Thank goodness we were near somewhere when the warning lights came on, it could have been much worse
Eventually the van was restored to good health (for the moment) and we moved south towards the coastal region of East Gippsland. Again the scenery changed, from high land to gentle rolling hills, farms, woodland and the sea, not unlike Sussex. Ahh, we thought, a peaceful idyll where we can recover from the rigours of the Riverina, then we saw the signs warning about the 'Paralysing Ticks'. Yes, there is presently a plague of 'Paralysing Ticks' and we know from experience then when they talk about plagues in Australia ( plagues personally encountered to date include mice, frogs and locusts) they do not exaggerate so we avoided the Bemm River, centre of the outbreak.
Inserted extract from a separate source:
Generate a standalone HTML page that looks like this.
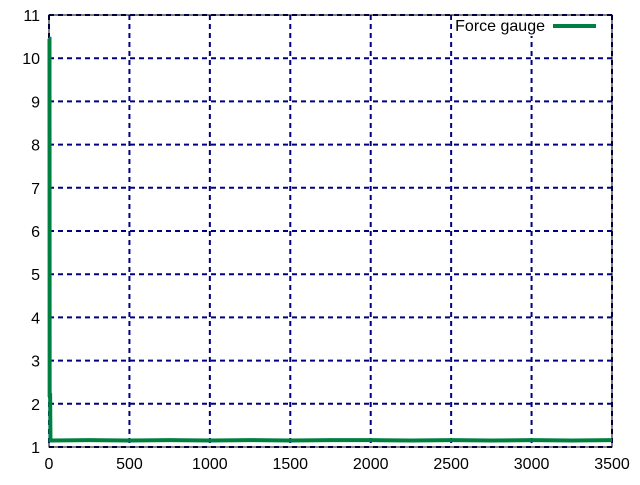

We are now on the very bottom 'corner' of south east Australia in a holiday village called Mallacoota having hopped along the coast, stopping to visit inlets, lakes, beaches etc. The coast is formed of sandbanks and spits with saltwater lakes so it is difficult to know where the land ends and the real sea begins. The scenery is outstanding and we have taken lots of birdwatching walks. Paths are usually signed with an indication of how long they take to complete but we spend time just watching the birds so for instance yesterday we did a walk that said 45 minutes and it took us 2 1/2 hours
The van is more comfortable this trip because our bags fold away in a cupboard which means it is easy to convert the bed to a table and 2 long cushioned bench seats. Last time we had to store our cases under the bed so it was difficult to change it over. After 5 weeks plus I am still enjoying travelling in the van, especially having everything with us so we can stop and have a cup of tea or make a meal anywhere. Plus of course we can have a nap in the back. Signs on the road encourage people to stop frequently and 'powernap'. If you know me you will know that I have practised that for years. Jim said he thinks they mean just the drivers but I told him that I have to concentrate as hard watching the road for him.